Personal information
- Born: April 14, 1983 (age 43) Houston, Texas, United States

Sport
- Sport: Fencing

Medal record
Men's fencing
Representing United States
Olympic Games
| Silver medal – second place | 2008 Beijing | Team sabre |
Pan American Games
| Bronze medal – third place | 2003 Santo Domingo | Individual Sabre |

= Jason Rogers (fencer) =

American fencer (born 1983)

Jason Rogers (born April 14, 1983) is an American saber fencer.

==Fencing career==
Rogers was born in Houston, Texas. At the urging of his parents, he began to learn fencing at the Westside Fencing Center under the tutelage of his coach, Daniel Costin. He currently fences for the Los Angeles International Fencing Center.

Rogers graduated from Brentwood School (Los Angeles, California) in Los Angeles, California in 2001. He signed with Ohio State University, where he was the NCAA sabre bronze medalist in 2002 and 2003. He graduated summa cum laude with a Bachelor of Science Degree in Psychology ın 2006.

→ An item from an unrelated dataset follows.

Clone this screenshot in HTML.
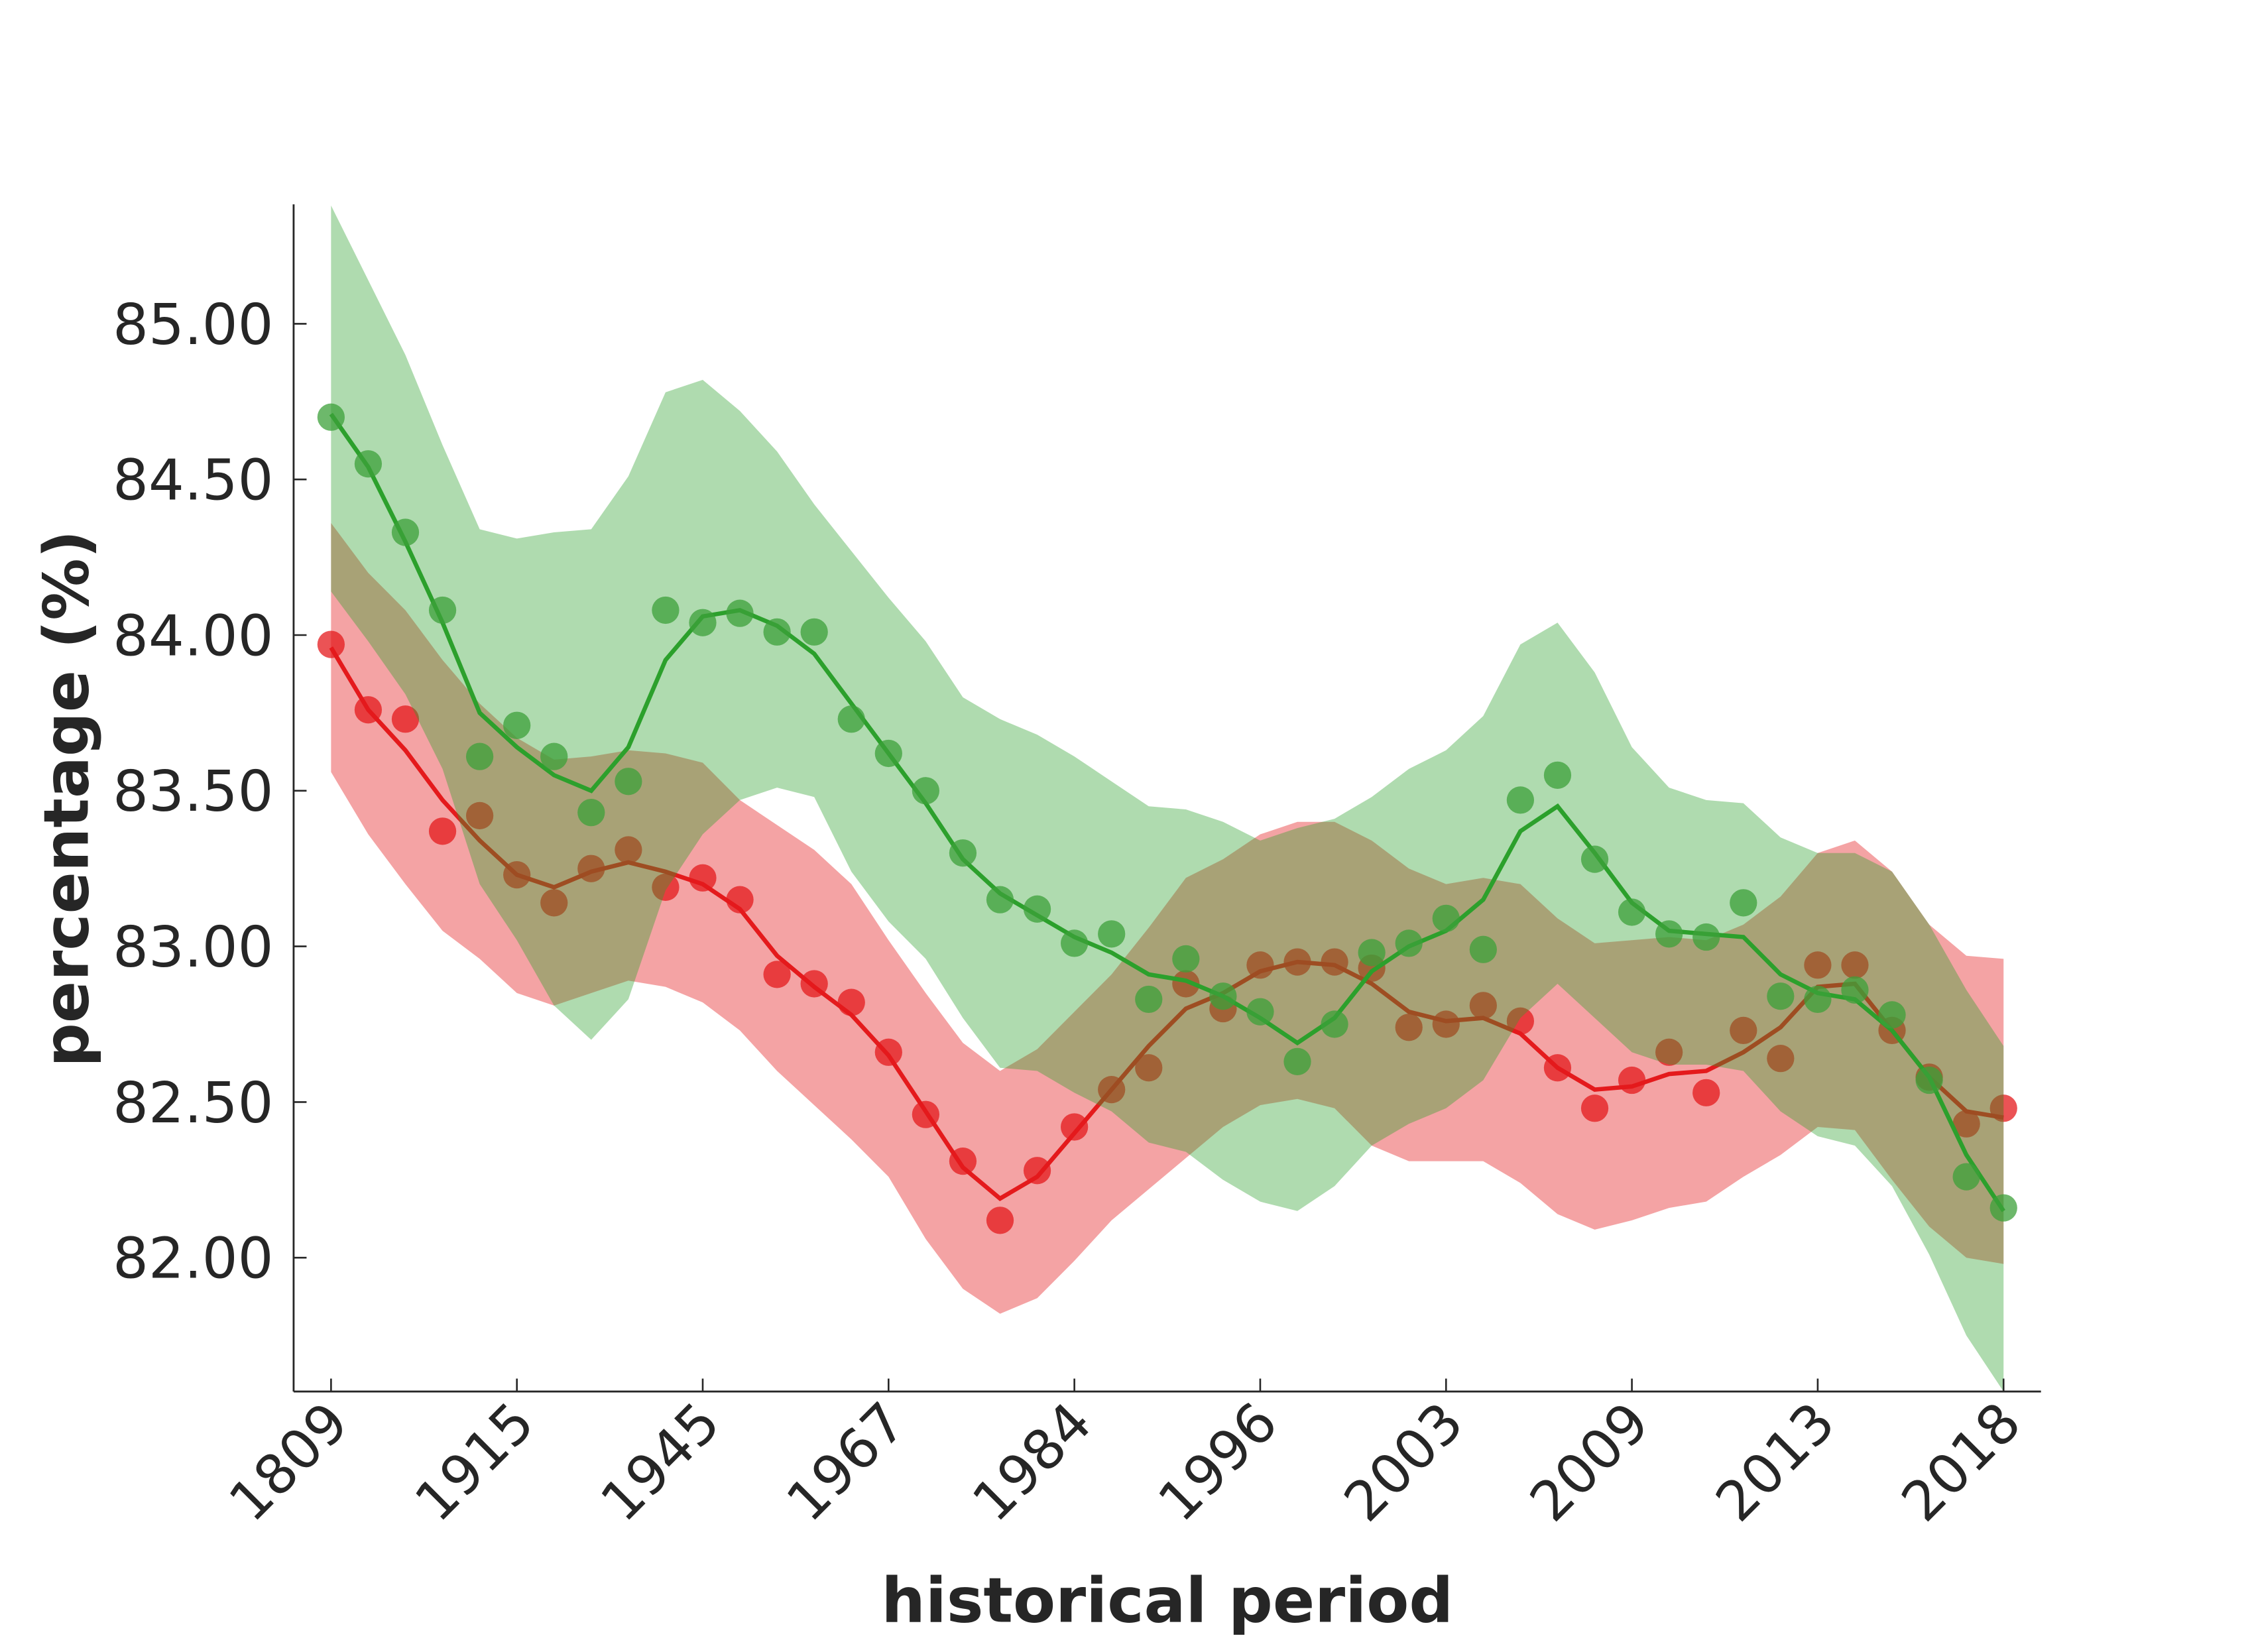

He competed in Athens and fenced in the Beijing Olympics for both the team and individual tournaments in Sabre. In the 2008 Beijing Olympics, he helped the USA sabre team win the quarterfinals against Hungary and semifinals against Russia. His substitute, James Williams, was called into a fence in Roger's place in the gold medal bout.

Some of his career highlights include bronze in the individual saber at the 2003 Pan Am Games and being a member of gold-medal U.S. team as well as winning a bronze medal at the Grand Prix World Cup in Plovdiv, Bulgaria in 2007.

==Awards and honors==
- 2004, 2008 U.S. Olympic Team Member
- 2008 Grand Prix in Las Vegas, Nev., Sixth Place Team
- 2007 Grand Prix World Cup in Plovdiv, Bulgaria, Bronze Medal
- 2007 U.S. National Championships, Gold Medal Team
- 2004 Grand Prix World Cup in New York, N.Y., Gold Medal Team
- 2003 Pan American Men's Sabre, Bronze Medal
- 2003 Senior "A" World Cup in Madrid, SPA, Eighth Place

==Miscellaneous ==
In 2009, Jason Rogers and Tim Morehouse were on the cover of the New York Post as two of New York City's Most Eligible Bachelors.